Output solely the number of lines containing the string "with".

▸ Items from a data source
:::::
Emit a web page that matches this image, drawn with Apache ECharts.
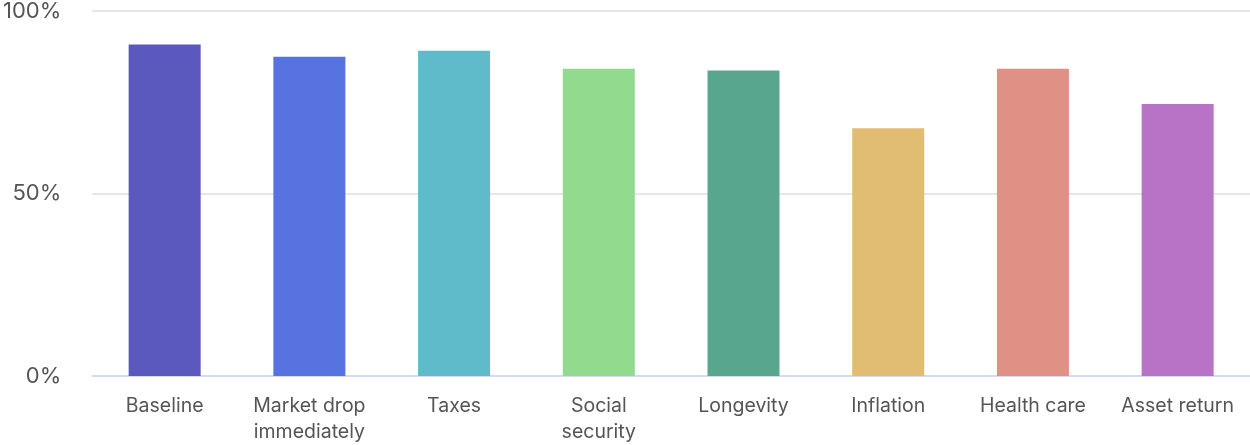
<!DOCTYPE html>
<html><head><meta charset="utf-8">
<script src="https://cdn.jsdelivr.net/npm/echarts@6/dist/echarts.min.js"></script>
<style>html,body{margin:0;padding:0;background:#fff}#c{width:1250px;height:445px}</style>
</head><body><div id="c"></div>
<script>
const categories = ['Baseline', 'Market drop\nimmediately', 'Taxes', 'Social\nsecurity', 'Longevity', 'Inflation', 'Health care', 'Asset return'];
const values = [90.8, 87.5, 89.1, 84.2, 83.7, 67.9, 84.2, 74.5];
const colors = ['#5b59bd', '#5773e0', '#5fbbc9', '#92da8e', '#58a68d', '#e1bd73', '#e09186', '#b872c6'];
const yTicks = [0, 50, 100];

const chart = echarts.init(document.getElementById('c'));
chart.setOption({
  animation: false,
  grid: {left: 92, right: 0, top: 10, bottom: 65},
  xAxis: {
    type: 'category', data: categories,
    axisLine: {lineStyle: {color: '#d3dbee', width: 2}},
    axisTick: {show: false},
    axisLabel: {fontFamily: 'Inter', fontSize: 19.5, color: '#555', margin: 17, lineHeight: 26, interval: 0}
  },
  yAxis: {
    type: 'value', min: 0, max: 100, interval: 50,
    axisLabel: {formatter: v => yTicks.includes(v) ? v + '%' : '', fontFamily: 'Inter', fontSize: 22, color: '#555', margin: 31},
    splitLine: {lineStyle: {color: '#e6e6e6', width: 2}},
    axisLine: {show: false}, axisTick: {show: false}
  },
  series: [{
    type: 'bar', barWidth: 72,
    data: values.map((v, i) => ({value: v, itemStyle: {color: colors[i]}}))
  }]
});
</script></body></html>
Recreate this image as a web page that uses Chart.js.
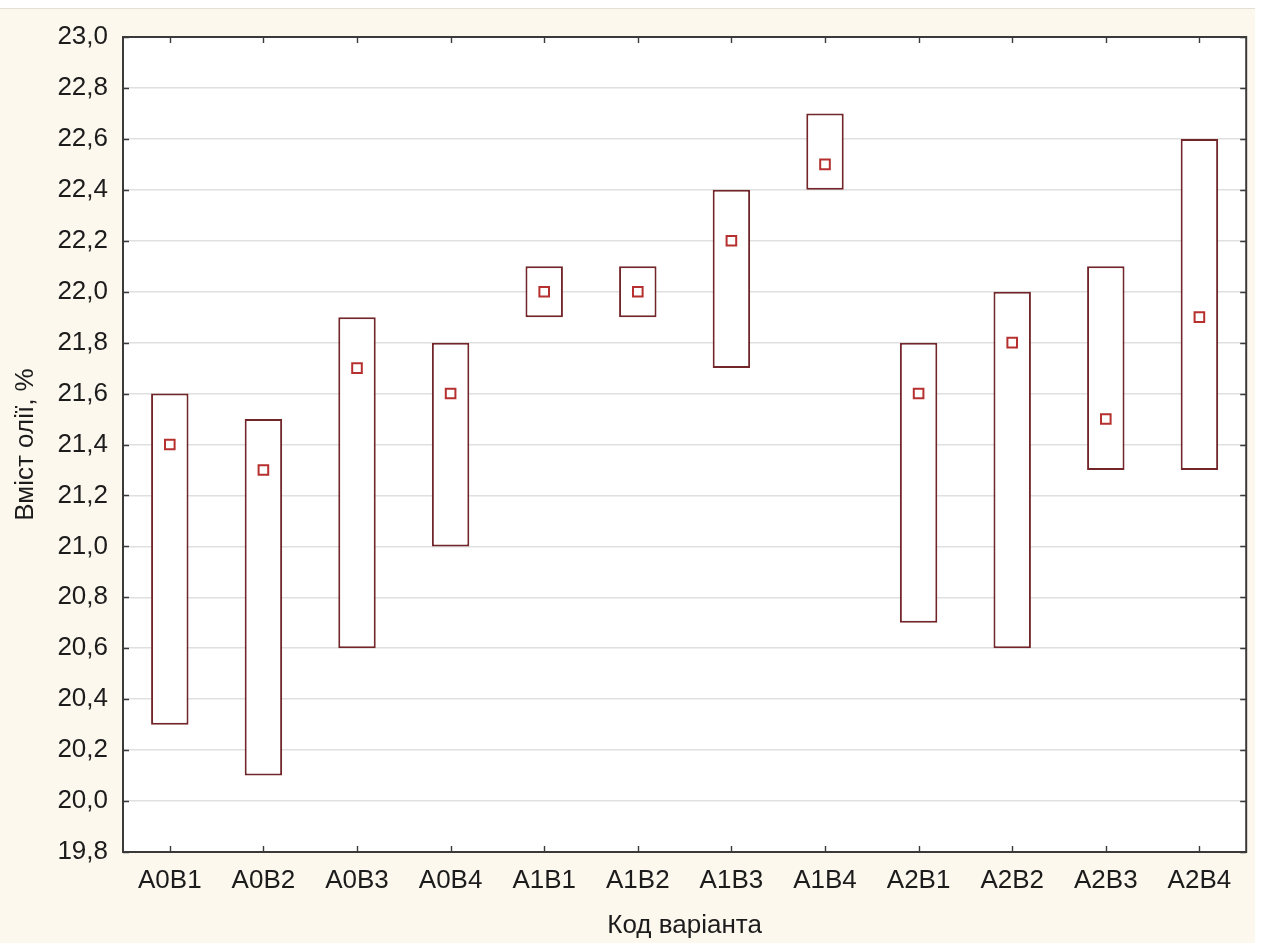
<!DOCTYPE html>
<html>
<head>
<meta charset="utf-8">
<script src="https://cdn.jsdelivr.net/npm/chart.js@4.4.1/dist/chart.umd.min.js"></script>
<style>
  html, body { margin: 0; padding: 0; background: #ffffff; }
  #panel {
    position: absolute; left: 0; top: 8px;
    width: 1255px; height: 935px;
    background: #fdf8ee;
    border-top: 1px solid #e2dfd8;
  }
  #panel canvas { display: block; }
</style>
</head>
<body>
<div id="panel"><canvas id="chart" width="1255" height="934"></canvas></div>
<script>
// Variant codes along the horizontal axis
const categories = ['A0B1','A0B2','A0B3','A0B4','A1B1','A1B2','A1B3','A1B4','A2B1','A2B2','A2B3','A2B4'];
// Mean oil content, %
const means = [21.4, 21.3, 21.7, 21.6, 22.0, 22.0, 22.2, 22.5, 21.6, 21.8, 21.5, 21.9];
// Lower and upper bounds of each box, %
const lows  = [20.3, 20.1, 20.6, 21.0, 21.9, 21.9, 21.7, 22.4, 20.7, 20.6, 21.3, 21.3];
const highs = [21.6, 21.5, 21.9, 21.8, 22.1, 22.1, 22.4, 22.7, 21.8, 22.0, 22.1, 22.6];
// Value axis range and step
const yMin = 19.8, yMax = 23.0, yStep = 0.2;

const fontFamily = '"Liberation Sans", Arial, sans-serif';
const textColor = '#1c1c1c';
const axisColor = '#3a3a3a';

// White plot background behind grid and boxes
const plotBgPlugin = {
  id: 'plotBg',
  beforeDraw(chart) {
    const { ctx, chartArea: a } = chart;
    ctx.save();
    ctx.fillStyle = '#ffffff';
    ctx.fillRect(a.left, a.top, a.right - a.left, a.bottom - a.top);
    ctx.restore();
  }
};

// Frame around the plot with short inward tick marks on all four sides
const framePlugin = {
  id: 'frame',
  afterDatasetsDraw(chart) {
    const { ctx, chartArea: a, scales } = chart;
    const len = 6;
    ctx.save();
    ctx.strokeStyle = axisColor;
    ctx.lineWidth = 1.4;
    ctx.beginPath();
    scales.x.ticks.forEach((t, i) => {
      const px = Math.round(scales.x.getPixelForTick(i)) + 0.5;
      ctx.moveTo(px, a.bottom); ctx.lineTo(px, a.bottom - len);
      ctx.moveTo(px, a.top); ctx.lineTo(px, a.top + len);
    });
    scales.y.ticks.forEach((t, i) => {
      const py = Math.round(scales.y.getPixelForTick(i)) + 0.5;
      ctx.moveTo(a.left, py); ctx.lineTo(a.left + len, py);
      ctx.moveTo(a.right, py); ctx.lineTo(a.right - len, py);
    });
    ctx.stroke();
    ctx.lineWidth = 2;
    ctx.strokeRect(a.left, a.top, a.right - a.left, a.bottom - a.top);
    ctx.restore();
  }
};

new Chart(document.getElementById('chart'), {
  type: 'bar',
  data: {
    labels: categories,
    datasets: [
      {
        type: 'line',
        label: 'mean',
        data: means,
        showLine: false,
        pointStyle: 'rect',
        pointRadius: 6.8,
        pointBorderWidth: 2,
        pointBorderColor: '#b5302e',
        pointBackgroundColor: '#ffffff',
        order: 0
      },
      {
        label: 'range',
        data: lows.map((lo, i) => [lo, highs[i]]),
        backgroundColor: '#ffffff',
        borderColor: '#72262a',
        borderWidth: 2,
        borderSkipped: false,
        categoryPercentage: 1.0,
        barPercentage: 0.4,
        order: 1
      }
    ]
  },
  plugins: [plotBgPlugin, framePlugin],
  options: {
    responsive: false,
    animation: false,
    devicePixelRatio: 1,
    layout: { padding: { left: 0, top: 26, right: 4, bottom: 0 } },
    plugins: { legend: { display: false }, tooltip: { enabled: false } },
    scales: {
      x: {
        grid: { display: false, drawTicks: false },
        border: { display: false },
        ticks: { color: textColor, font: { family: fontFamily, size: 26 }, padding: 13, maxRotation: 0 },
        title: {
          display: true, text: 'Код варіанта', color: textColor,
          font: { family: fontFamily, size: 26 }, padding: { top: 0, bottom: 2 }
        },
        afterFit(scale) { scale.height = 91; }
      },
      y: {
        min: yMin, max: yMax,
        grid: { color: '#e0e0e0', lineWidth: 1.5, drawTicks: false },
        border: { display: false },
        ticks: {
          stepSize: yStep, color: textColor, padding: 15,
          font: { family: fontFamily, size: 26, lineHeight: 1.0 },
          callback: v => v.toFixed(1).replace('.', ',')
        },
        title: {
          display: true, text: 'Вміст олії, %', color: textColor,
          font: { family: fontFamily, size: 26 }, padding: { top: 10, bottom: 0 }
        },
        afterFit(scale) { scale.width = 123; }
      }
    }
  }
});
</script>
</body>
</html>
:::::
▸ Worked solution
2